When critics of the Tamil nationalist project describe underprivileged Tamils as unwitting cannon fodder exploited by the LTTE, their politicisation, participation in and contribution to the Tamil Eelam project is invalidated.

The Sri Lankan state drove itself into economic collapse in its insistence on building an ethnocratic state, preferring to fight a long, costly war rather than address Tamil grievances. Fourteen years after the war's end, it continues to deploy most of its hugely bloated military in the Tamil-dominated region, and Tamil political expression remains heavily surveilled. As shown by the recent arrests of the Tamil National People's Front MPs Gajen Ponnambalam and Selvarajah Kajendren, as well as numerous of their colleagues, the state still prefers to deal with the Tamil question using force. 
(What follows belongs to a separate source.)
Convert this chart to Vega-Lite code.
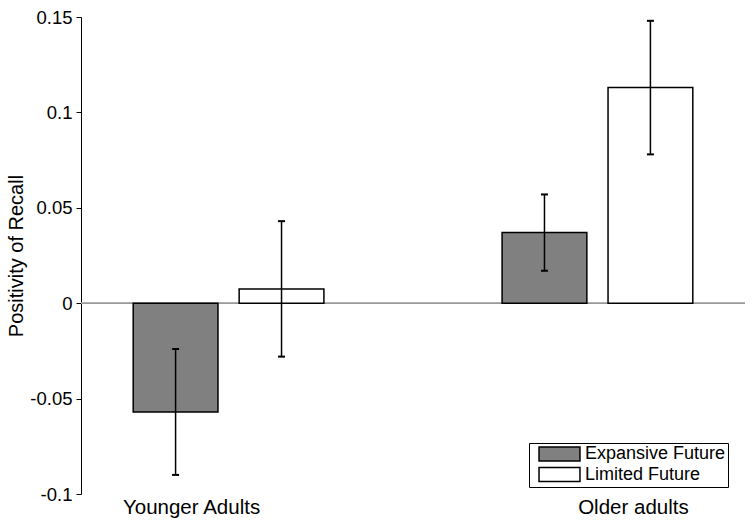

The persistence and expansion of Tamil nationalist practices in the face of both a repressive state and a hostile elite is remarkable and suggests that Tamil nationalism will remain a significant political force. The bulwark that Tamil nationalism provides against the Sri Lankan state will therefore continue to be the most potent challenge to Sinhala Buddhist ethnocracy. However, this also means that Sri Lanka will continue to face instability for as long as the Sinhala Buddhist state-building project sees Tamil nationalism as an intrinsic threat that needs to be eradicated. A solution requires confronting Sinhala Buddhist ethnocracy, including by serious engagement with Tamil nationalism both locally and internationally. Tamils will continue to remain a crucial element in finding a sustainable peace on the island. Without that, Sri Lanka is doomed to repeat its past.